● **Objective**
Extract, exactly, the lines from the line containing "Recreate this image" to the line containing "from matplotlib.ticker import", with both lines included and any pictures left out.

● **Supplied records**
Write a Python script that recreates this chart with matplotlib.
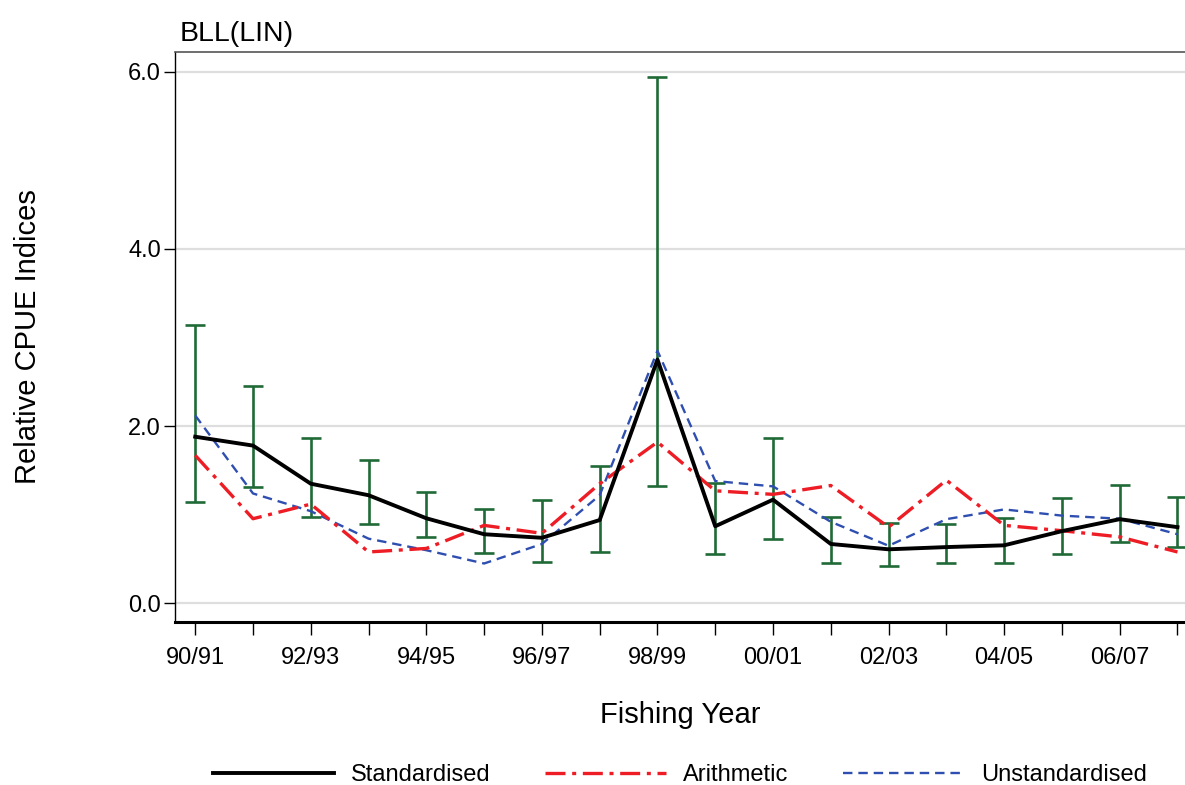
import matplotlib
matplotlib.use("Agg")
import matplotlib.pyplot as plt
from matplotlib.lines import Line2D
import numpy as np

# fishing years 1990/91 .. 2007/08
years = ["90/91", "91/92", "92/93", "93/94", "94/95", "95/96", "96/97", "97/98", "98/99",
         "99/00", "00/01", "01/02", "02/03", "03/04", "04/05", "05/06", "06/07", "07/08"]

standardised = [1.88, 1.78, 1.35, 1.22, 0.96, 0.78, 0.74, 0.94, 2.75,
                0.87, 1.17, 0.67, 0.61, 0.635, 0.655, 0.815, 0.95, 0.86]
arithmetic = [1.67, 0.955, 1.12, 0.58, 0.62, 0.88, 0.79, 1.35, 1.82,
              1.27, 1.23, 1.33, 0.86, 1.39, 0.88, 0.82, 0.75, 0.58]
unstandardised = [2.12, 1.24, 1.04, 0.73, 0.60, 0.45, 0.67, 1.22, 2.85,
                  1.38, 1.32, 0.92, 0.65, 0.95, 1.06, 0.99, 0.955, 0.78]
ci_lower = [1.14, 1.31, 0.97, 0.90, 0.75, 0.57, 0.47, 0.575, 1.32,
            0.56, 0.73, 0.46, 0.42, 0.46, 0.45, 0.56, 0.69, 0.635]
ci_upper = [3.14, 2.45, 1.87, 1.62, 1.26, 1.06, 1.17, 1.55, 5.94,
            1.36, 1.87, 0.97, 0.91, 0.90, 0.96, 1.19, 1.34, 1.20]

y_ticks = [0.0, 2.0, 4.0, 6.0]

STD_COLOR = "black"
ARITH_COLOR = "#ee1c24"
UNSTD_COLOR = "#2f4fb0"
CI_COLOR = "#1f6a37"

ARITH_DASH = (0, (6, 2, 1.2, 2))
UNSTD_DASH = (0, (4, 2.5))

plt.rcParams["font.family"] = ["Liberation Sans", "DejaVu Sans"]

fig = plt.figure(figsize=(11.85, 7.85), dpi=100)
ax = fig.add_axes([175 / 1185, 1 - 622 / 785, 1 - 175 / 1185, (622 - 52) / 785])

x = np.arange(len(years))
std = np.array(standardised)
lo = np.array(ci_lower)
hi = np.array(ci_upper)

for y in y_ticks:
    ax.axhline(y, color="#dedede", linewidth=1.6, zorder=0)

ax.errorbar(x, std, yerr=[std - lo, hi - std], fmt="none", ecolor=CI_COLOR,
            elinewidth=1.9, capsize=7.5, capthick=1.9, zorder=2)

ax.plot(x, unstandardised, color=UNSTD_COLOR, linewidth=1.7,
        linestyle=UNSTD_DASH, zorder=3)
ax.plot(x, arithmetic, color=ARITH_COLOR, linewidth=2.4,
        linestyle=ARITH_DASH, zorder=4)
ax.plot(x, standardised, color=STD_COLOR, linewidth=2.8, zorder=5)

ax.set_xlim(-0.35, 17.13)
ax.set_ylim(-0.21, 6.22)
ax.set_yticks(y_ticks)
ax.set_yticklabels([f"{v:.1f}" for v in y_ticks])
ax.set_xticks(x)
ax.set_xticklabels([lab if i % 2 == 0 else "" for i, lab in enumerate(years)])

ax.tick_params(axis="y", direction="out", length=8, width=1, labelsize=17, pad=2)
ax.tick_params(axis="x", direction="out", length=9, width=1, labelsize=17, pad=9)

ax.spines["right"].set_visible(False)
ax.spines["top"].set_color("#555555")
ax.spines["top"].set_linewidth(1.2)
ax.spines["left"].set_linewidth(1.0)
ax.spines["bottom"].set_linewidth(2.2)

ax.set_xlabel("Fishing Year", fontsize=21, labelpad=23)
ax.set_ylabel("Relative CPUE Indices", fontsize=21, labelpad=62)
ax.set_title("BLL(LIN)", loc="left", fontsize=20.5, pad=8, x=0.005)

handles = [
    Line2D([], [], color=STD_COLOR, linewidth=2.8),
    Line2D([], [], color=ARITH_COLOR, linewidth=2.4, linestyle=ARITH_DASH),
    Line2D([], [], color=UNSTD_COLOR, linewidth=1.7, linestyle=UNSTD_DASH),
]
fig.legend(handles, ["Standardised", "Arithmetic", "Unstandardised"],
           loc="center", bbox_to_anchor=(0.574, 0.013), ncol=3, frameon=False,
           fontsize=17, handlelength=5.1, handletextpad=0.75, columnspacing=2.3,
           borderpad=0)

fig.savefig("out.png", dpi=100)
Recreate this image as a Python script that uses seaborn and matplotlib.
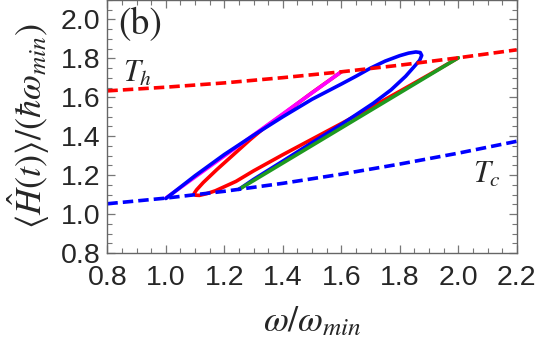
import matplotlib
matplotlib.use("Agg")
import matplotlib.pyplot as plt
import seaborn as sns
from matplotlib.ticker import MultipleLocator, FormatStrFormatter

# isotherm curves (energy vs frequency)
omega_iso = [0.8, 1.0, 1.2, 1.4, 1.6, 1.8, 2.0, 2.2]
hot_iso = [1.633, 1.652, 1.674, 1.701, 1.731, 1.765, 1.803, 1.844]
cold_iso = [1.053, 1.082, 1.117, 1.158, 1.205, 1.257, 1.313, 1.374]

# quasi-static adiabats
magenta_w = [1.0, 1.6]
magenta_e = [1.082, 1.731]
green_w = [1.25, 2.0]
green_e = [1.127, 1.803]

# finite-time cycle (blue loop), isotherm part hidden under the dashed line
blue_w = [1.0, 1.1, 1.2, 1.3, 1.4, 1.5, 1.6, 1.65, 1.7, 1.75, 1.8, 1.83, 1.855,
          1.87, 1.875, 1.868, 1.85, 1.82, 1.77, 1.71, 1.67, 1.6, 1.5, 1.4, 1.3,
          1.25]
blue_e = [1.080, 1.197, 1.306, 1.405, 1.500, 1.590, 1.668, 1.708, 1.750, 1.786,
          1.814, 1.827, 1.833, 1.830, 1.815, 1.790, 1.759, 1.708, 1.638, 1.570,
          1.530, 1.460, 1.367, 1.272, 1.178, 1.127]

# second finite-time cycle (red loop)
red_w = [1.6, 1.5, 1.45, 1.4, 1.334, 1.288, 1.231, 1.174, 1.128, 1.105, 1.097,
         1.102, 1.115, 1.14, 1.17, 1.24, 1.30, 1.40, 1.50, 1.60, 1.70, 1.80, 1.90,
         2.0]
red_e = [1.731, 1.624, 1.568, 1.512, 1.440, 1.382, 1.305, 1.228, 1.162, 1.124,
         1.106, 1.097, 1.096, 1.105, 1.120, 1.168, 1.222, 1.305, 1.385, 1.465,
         1.547, 1.631, 1.716, 1.803]

sns.set_style("ticks")
plt.rcParams["font.family"] = ["Liberation Sans", "DejaVu Sans"]
plt.rcParams["mathtext.fontset"] = "stix"

fig = plt.figure(figsize=(5.38, 3.48), dpi=100)
ax = fig.add_axes([0.1995, 0.273, 0.761, 0.727])

lw = 2.6
raw = dict(sort=False, estimator=None, errorbar=None, lw=lw, ax=ax)
sns.lineplot(x=red_w, y=red_e, color="#ff0000", **raw)
sns.lineplot(x=magenta_w, y=magenta_e, color="#ff00ff", **raw)
sns.lineplot(x=blue_w, y=blue_e, color="#0000ff", **raw)
sns.lineplot(x=green_w, y=green_e, color="#1f9a1f", **raw)
sns.lineplot(x=omega_iso, y=hot_iso, color="#ff0000",
             linestyle=(0, (2.9, 1.4)), **raw)
sns.lineplot(x=omega_iso, y=cold_iso, color="#0000ff",
             linestyle=(0, (2.9, 1.4)), **raw)

ax.set_xlim(0.8, 2.2)
ax.set_ylim(0.8, 2.1)
ax.xaxis.set_major_locator(MultipleLocator(0.2))
ax.xaxis.set_minor_locator(MultipleLocator(0.05))
ax.yaxis.set_major_locator(MultipleLocator(0.2))
ax.yaxis.set_minor_locator(MultipleLocator(0.05))
ax.xaxis.set_major_formatter(FormatStrFormatter("%.1f"))
ax.yaxis.set_major_formatter(FormatStrFormatter("%.1f"))
ax.set_yticks([0.8, 1.0, 1.2, 1.4, 1.6, 1.8, 2.0])

ax.tick_params(which="both", direction="in", top=True, right=True,
               color="#777777", labelsize=20.5)
ax.tick_params(which="major", length=6, width=0.9)
ax.tick_params(which="minor", length=3.5, width=0.8)
ax.tick_params(axis="x", pad=9)
ax.tick_params(axis="y", pad=5)
for s in ax.spines.values():
    s.set_color("#666666")
    s.set_linewidth(1.0)

ax.set_xlabel(r"$\omega/\omega_{min}$", fontsize=26, labelpad=9)
ax.set_ylabel(r"$\langle\hat{H}(t)\rangle/(\hbar\omega_{min})$", fontsize=26,
              labelpad=6)

ax.text(0.026, 0.97, "(b)", transform=ax.transAxes, fontsize=27,
        family="STIXGeneral", va="top", ha="left")
ax.text(0.902, 1.72, r"$T_h$", fontsize=22, ha="center", va="center")
ax.text(2.10, 1.20, r"$T_c$", fontsize=22, ha="center", va="center")

fig.savefig("out.png", dpi=100)
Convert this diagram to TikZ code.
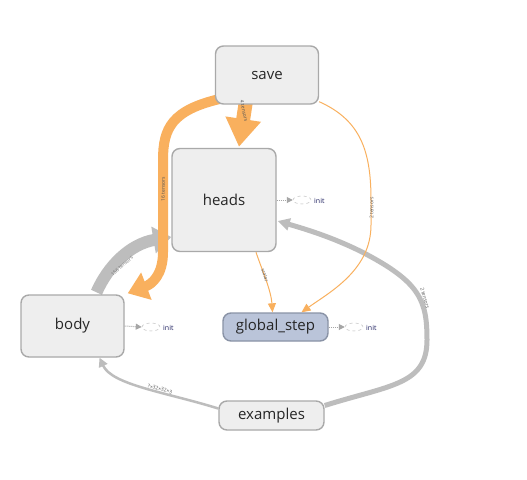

● **Solution**
Recreate this image as a Python script that uses seaborn and matplotlib.
import matplotlib
matplotlib.use("Agg")
import matplotlib.pyplot as plt
import seaborn as sns
from matplotlib.ticker import MultipleLocator, FormatStrFormatter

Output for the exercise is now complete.